Restate the records below word for word, and omit the images they hold.

────────

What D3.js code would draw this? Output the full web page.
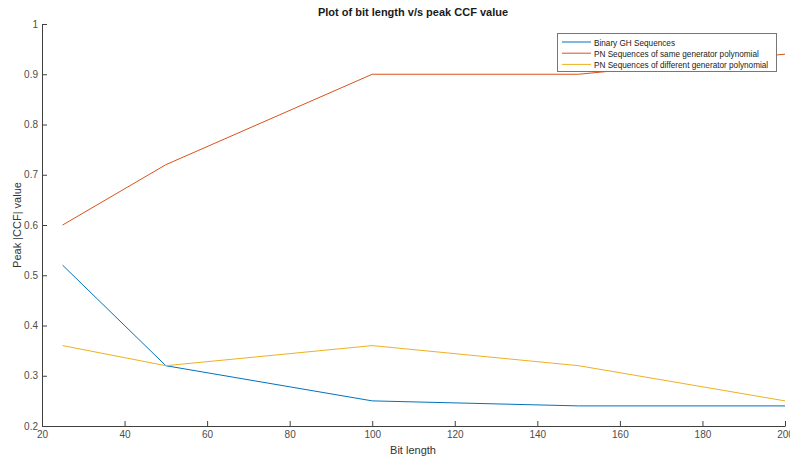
<!DOCTYPE html>
<html><head><meta charset="utf-8">
<script src="https://cdn.jsdelivr.net/npm/d3@7"></script>
<style>body{margin:0;background:#fff}svg{display:block}text{font-family:"Liberation Sans",Arial,sans-serif}</style>
</head><body>
<svg id="c" width="790" height="459"></svg>
<script>
const bitLength = [25, 50, 100, 150, 200];
const binaryGH = [0.52, 0.32, 0.25, 0.24, 0.24];
const pnSame = [0.60, 0.72, 0.90, 0.90, 0.94];
const pnDiff = [0.36, 0.32, 0.36, 0.32, 0.25];
const seriesNames = ["Binary GH Sequences", "PN Sequences of same generator polynomial", "PN Sequences of different generator polynomial"];
const colors = ["#0072BD", "#D95319", "#EDB120"];
const xTicks = [20, 40, 60, 80, 100, 120, 140, 160, 180, 200];
const yTicks = [0.2, 0.3, 0.4, 0.5, 0.6, 0.7, 0.8, 0.9, 1];

const svg = d3.select("#c");
const L = 42, R = 785, T = 24, B = 426;
const x = d3.scaleLinear().domain([20, 200]).range([L, R]);
const y = d3.scaleLinear().domain([0.2, 1]).range([B, T]);

const axisColor = "#404040", textColor = "#4d4d4d";
const xAxis = svg.append("g").attr("transform", `translate(0,${B})`)
  .call(d3.axisBottom(x).tickValues(xTicks).tickFormat(d3.format("d")).tickSizeInner(-5).tickSizeOuter(0).tickPadding(5));
const yAxis = svg.append("g").attr("transform", `translate(${L},0)`)
  .call(d3.axisLeft(y).tickValues(yTicks).tickFormat(d => d === 1 ? "1" : d3.format(".1f")(d)).tickSizeInner(-5).tickSizeOuter(0).tickPadding(4));
[xAxis, yAxis].forEach(a => {
  a.select(".domain").attr("stroke", axisColor).attr("stroke-width", 1);
  a.selectAll(".tick line").attr("stroke", axisColor);
  a.selectAll("text").attr("fill", textColor).attr("font-size", 10);
});

const data = [binaryGH, pnSame, pnDiff];
const line = d3.line().x((d, i) => x(bitLength[i])).y(d => y(d));
data.forEach((s, k) => {
  svg.append("path").datum(s).attr("d", line).attr("fill", "none")
    .attr("stroke", colors[k]).attr("stroke-width", 1);
});

svg.append("text").attr("x", 413).attr("y", 16).attr("text-anchor", "middle")
  .attr("font-size", 11).attr("font-weight", "bold").attr("fill", "#1a1a1a").text("Plot of bit length v/s peak CCF value");
svg.append("text").attr("x", 413).attr("y", 454).attr("text-anchor", "middle")
  .attr("font-size", 11).attr("fill", "#333").text("Bit length");
svg.append("text").attr("transform", "translate(21,225) rotate(-90)").attr("text-anchor", "middle")
  .attr("font-size", 11).attr("fill", "#333").text("Peak |CCF| value");

const lg = svg.append("g");
lg.append("rect").attr("x", 557.5).attr("y", 33.5).attr("width", 219).attr("height", 38)
  .attr("fill", "#fff").attr("stroke", "#777").attr("stroke-width", 1);
seriesNames.forEach((n, k) => {
  const yy = 42 + k * 11.2;
  lg.append("line").attr("x1", 562).attr("x2", 591).attr("y1", yy).attr("y2", yy)
    .attr("stroke", colors[k]).attr("stroke-width", 1);
  lg.append("text").attr("x", 594).attr("y", yy + 3.5).attr("font-size", 8.2).attr("fill", "#1a1a1a").text(n);
});
</script>
</body></html>
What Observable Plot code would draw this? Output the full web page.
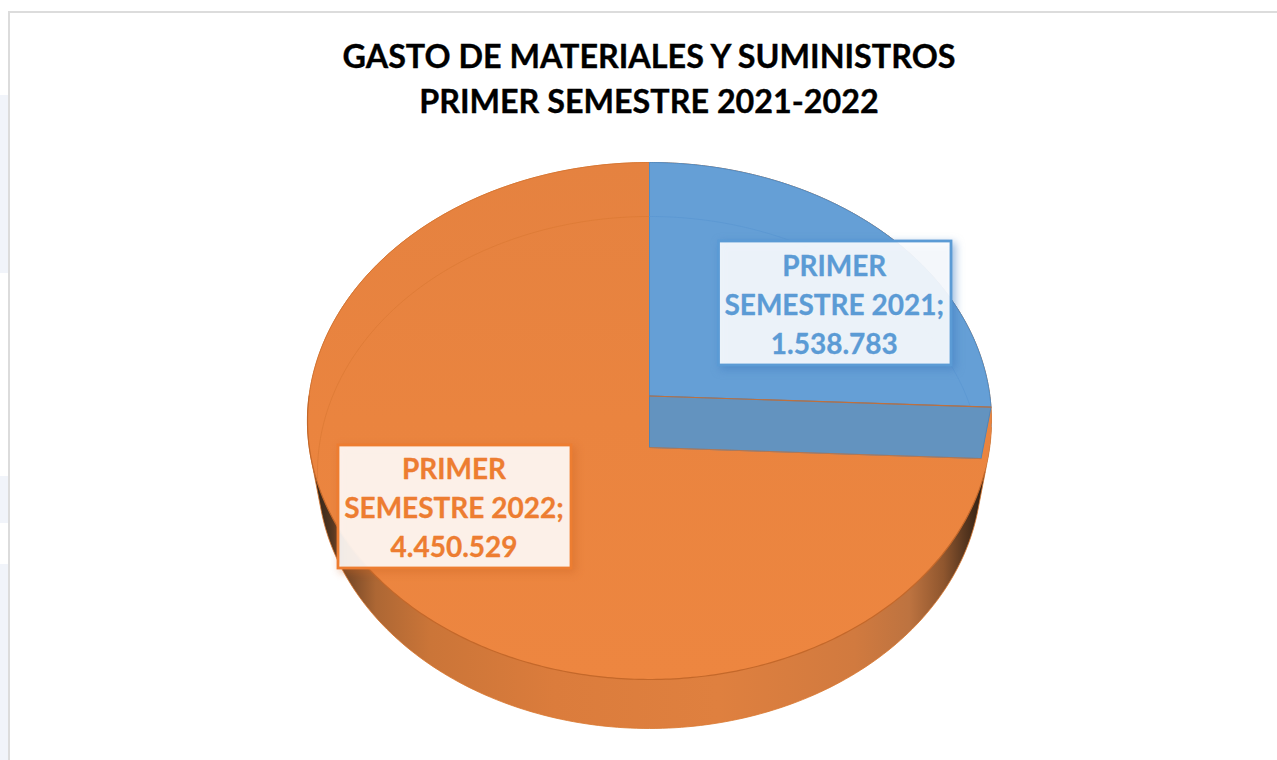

────────

- [Answer to the problem]:
What D3.js code would draw this? Output the full web page.
<!DOCTYPE html>
<html><head><meta charset="utf-8">
<script src="https://cdn.jsdelivr.net/npm/d3@7"></script>
<style>body{margin:0;background:#fff}svg{display:block}text{font-family:"Liberation Sans",Arial,sans-serif}</style>
</head><body>
<svg id="c" width="790" height="459"></svg>
<script>
const bitLength = [25, 50, 100, 150, 200];
const binaryGH = [0.52, 0.32, 0.25, 0.24, 0.24];
const pnSame = [0.60, 0.72, 0.90, 0.90, 0.94];
const pnDiff = [0.36, 0.32, 0.36, 0.32, 0.25];
const seriesNames = ["Binary GH Sequences", "PN Sequences of same generator polynomial", "PN Sequences of different generator polynomial"];
const colors = ["#0072BD", "#D95319", "#EDB120"];
const xTicks = [20, 40, 60, 80, 100, 120, 140, 160, 180, 200];
const yTicks = [0.2, 0.3, 0.4, 0.5, 0.6, 0.7, 0.8, 0.9, 1];

const svg = d3.select("#c");
const L = 42, R = 785, T = 24, B = 426;
const x = d3.scaleLinear().domain([20, 200]).range([L, R]);
const y = d3.scaleLinear().domain([0.2, 1]).range([B, T]);

const axisColor = "#404040", textColor = "#4d4d4d";
const xAxis = svg.append("g").attr("transform", `translate(0,${B})`)
  .call(d3.axisBottom(x).tickValues(xTicks).tickFormat(d3.format("d")).tickSizeInner(-5).tickSizeOuter(0).tickPadding(5));
const yAxis = svg.append("g").attr("transform", `translate(${L},0)`)
  .call(d3.axisLeft(y).tickValues(yTicks).tickFormat(d => d === 1 ? "1" : d3.format(".1f")(d)).tickSizeInner(-5).tickSizeOuter(0).tickPadding(4));
[xAxis, yAxis].forEach(a => {
  a.select(".domain").attr("stroke", axisColor).attr("stroke-width", 1);
  a.selectAll(".tick line").attr("stroke", axisColor);
  a.selectAll("text").attr("fill", textColor).attr("font-size", 10);
});

const data = [binaryGH, pnSame, pnDiff];
const line = d3.line().x((d, i) => x(bitLength[i])).y(d => y(d));
data.forEach((s, k) => {
  svg.append("path").datum(s).attr("d", line).attr("fill", "none")
    .attr("stroke", colors[k]).attr("stroke-width", 1);
});

svg.append("text").attr("x", 413).attr("y", 16).attr("text-anchor", "middle")
  .attr("font-size", 11).attr("font-weight", "bold").attr("fill", "#1a1a1a").text("Plot of bit length v/s peak CCF value");
svg.append("text").attr("x", 413).attr("y", 454).attr("text-anchor", "middle")
  .attr("font-size", 11).attr("fill", "#333").text("Bit length");
svg.append("text").attr("transform", "translate(21,225) rotate(-90)").attr("text-anchor", "middle")
  .attr("font-size", 11).attr("fill", "#333").text("Peak |CCF| value");

const lg = svg.append("g");
lg.append("rect").attr("x", 557.5).attr("y", 33.5).attr("width", 219).attr("height", 38)
  .attr("fill", "#fff").attr("stroke", "#777").attr("stroke-width", 1);
seriesNames.forEach((n, k) => {
  const yy = 42 + k * 11.2;
  lg.append("line").attr("x1", 562).attr("x2", 591).attr("y1", yy).attr("y2", yy)
    .attr("stroke", colors[k]).attr("stroke-width", 1);
  lg.append("text").attr("x", 594).attr("y", yy + 3.5).attr("font-size", 8.2).attr("fill", "#1a1a1a").text(n);
});
</script>
</body></html>
What Observable Plot code would draw this? Output the full web page.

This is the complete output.